World music, is that like travelling without leaving your armchair? Or is it another name for 'Black' music? Or Music that comes from the 'so called' third world, the exploited world?
World Music, that label, the exotic. Doesn't everyone play World Music? Or is everything else from Mars? Maybe there has been some misappropriation? I am suspicious of music that tries to come from everywhere but comes from nowhere in particular. It's all world/folk music to me, from a Suffolk melodeon player to Argentines Bandonean player Astor Piazzola, to Zulu Jive, it's all music only two kinds to me and my taste, just 'good or bad'. but there may be a positive side to its popularization because part of this fashion, has led people to re-discover their own cultural roots in a 'World' context and revived an interest in exploring their own traditions and to keep them alive. singing in their own accents, dialects, re discovering their identity. i.e. Welsh, Geordie, Cockney, Gaelic etc, Which to me, has always been a battle against what I might call the "cultural colonialism" of the ruling class of corporate pop industry, etc.. It is something to do with reclaiming language and our own history or own truths about ourselves. It's realizing how rich we are with all that. Stuff that the church stole or appropriated some how, some centuries ago.
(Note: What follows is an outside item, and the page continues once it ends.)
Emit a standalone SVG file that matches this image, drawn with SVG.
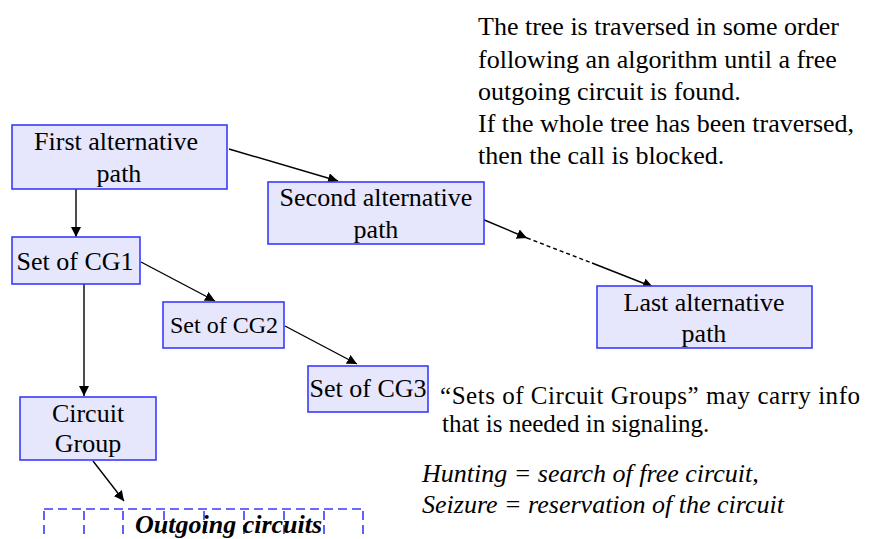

Travelling away, exiled made me want to know my own country, culture more, as much as I wanted to know the culture and lingo's of the countries I traveled and had to find work and survive in.
I always wrote and sang in my own accent, that was one way, perhaps, of retaining, holding onto my identity, even though some folks I sang to far away never understood my words, or accent, the rhythms and feelings were always there. In that search and discovery was also an internationalism for me, a feeling of being rich, encouraged by other peoples keeping their cultures and lingo's alive too, that common struggle, and celebrating our differences and our similarities, sharing the same journey, just different roads. All singing love songs and our histories in our own lingoes. All Fighting against dispossession, all, organizing against our poverty and bad living conditions etc. Folk, music everywhere just different labels. It's the same in the way Rap music all over the world, often has close ties to local, hometowns, posses, collective groups, uniting musicians. Singing words and rhythm and making their own local songs about local problems in local dialects. It's more natural. To me that's folk music.
Also immigration of peoples has affected our traditions in positive ways, I went to school with west Indians and Asians, and so grew up hearing ska and reggae at school youth clubs etc. Music has become a way of overcoming cultural differences fighting racial intolerance. New sounds and music were brought here, like food recipes and spices, by immigrants, like my Gran, and now people are being made aware of problems that occur when people of different nationalities live together and also the richness of their culture and arts. Maybe blending "British" sounds with those of immigrant cultures helps to smooth over the differences and reduce hostilities between ethnic groups? That's what emerging young musicians seem to be doing. It's a meeting too between cultures, jamming, a meeting crossing each others borders together and that's definitely a positive thing about the umbrella, or label that is 'World Music'.
Also personally, my own family, me singing songs about my mum, gran, dad etc, was the same for me, it was a yearning for community and also, since my folks had divorced, etc. My parents eventually became like friends of mine, as vulnerable and as lonely as we all get sometimes in our lives.
I sing and play for all ages. We are all young and old, childish and wise and ignorant at different times about different things.

I've heard you play the Bandorea, What other strange instruments do you play?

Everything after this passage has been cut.